Como foi a recepção do público, especialmente mulheres, na Arábia Saudita?

O Festival Internacional de Cinema de Dubai foi um grande momento para mim porque foi a primeira vez que o filme foi mostrado no Oriente Médio. Nós não temos cinemas na Arábia Saudita – eles são proibidos –, então nos sentimos recebidos em Dubai, depois de viajar por vários outros países com o filme. Foi como se estivéssemos voltando para casa para mostrar aos nossos parentes o que tínhamos feito, esperando orgulho da parte deles. Eu fiquei muito nervosa porque O sonho de Wadjda é um filme sobre eles e muito feliz porque sauditas vieram até mim depois da seção. Eu me senti tão honrada e orgulhosa que eles fizeram o esforço para estar ali e ver o filme.

02Como você ensina sua filha a lidar com a vida e fazer os sonhos se tornarem realidade?

Eu tenho 38 anos e dois filhos, Adam, de 5 anos, e Haylie, de 3 anos. Meu marido me apoia muito, ele e as crianças sempre tentam viajar comigo para festivais e quando eu estou filmando algum projeto. Eu quero que minha filha tenha uma vida melhor que a que eu tive e que as mulheres sauditas têm, que seja mais exposta ao mundo do que eu fui. Eu quero que as pessoas respeitem-na, eu quero que ela sinta que está no comando das coisas. A Arábia Saudita ainda tem um longo caminho a percorrer, as mulheres ainda têm que lutar muito, se unir, se impôr… Fazer filmes foi a minha maneira de fazer isso.

Qual a sua opinião sobre essa nova permissão para as mulheres sauditas andarem de bicicletas e motos, mesmo que só para lazer?

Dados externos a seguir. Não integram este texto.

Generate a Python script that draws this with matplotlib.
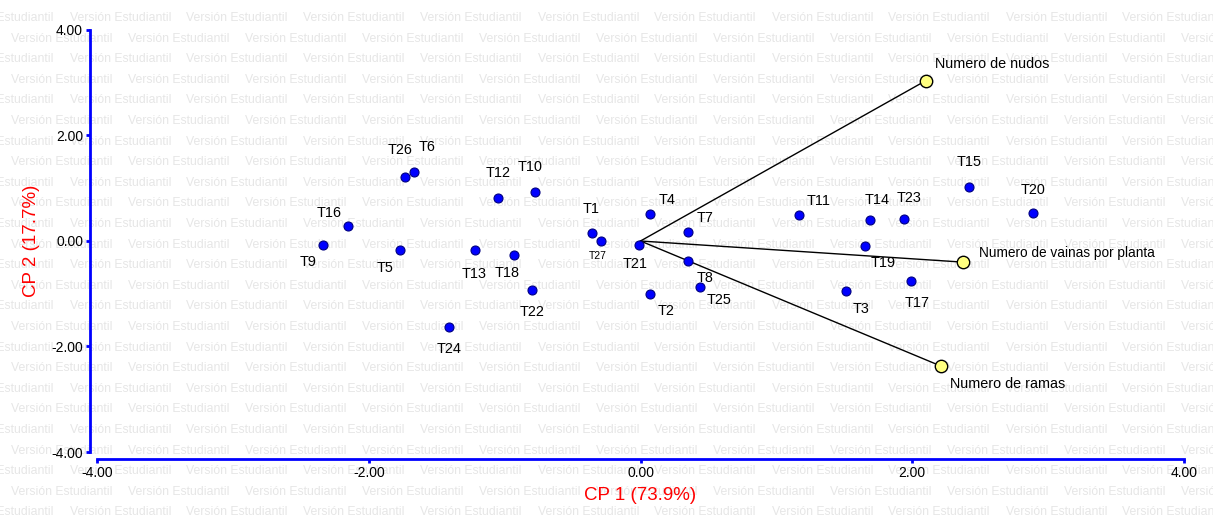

Isso é uma coisa interessante, não é? Eu estou feliz que garotas terão a oportunidade de aprender a andar de bicicleta e sentir a liberdade e a alegria que vem junto com qualquer tipo de esporte outdoor. A polícia deve ser elogiada por dar mais liberdade às mulheres, mesmo que essas liberdades ainda sejam muito pequenas.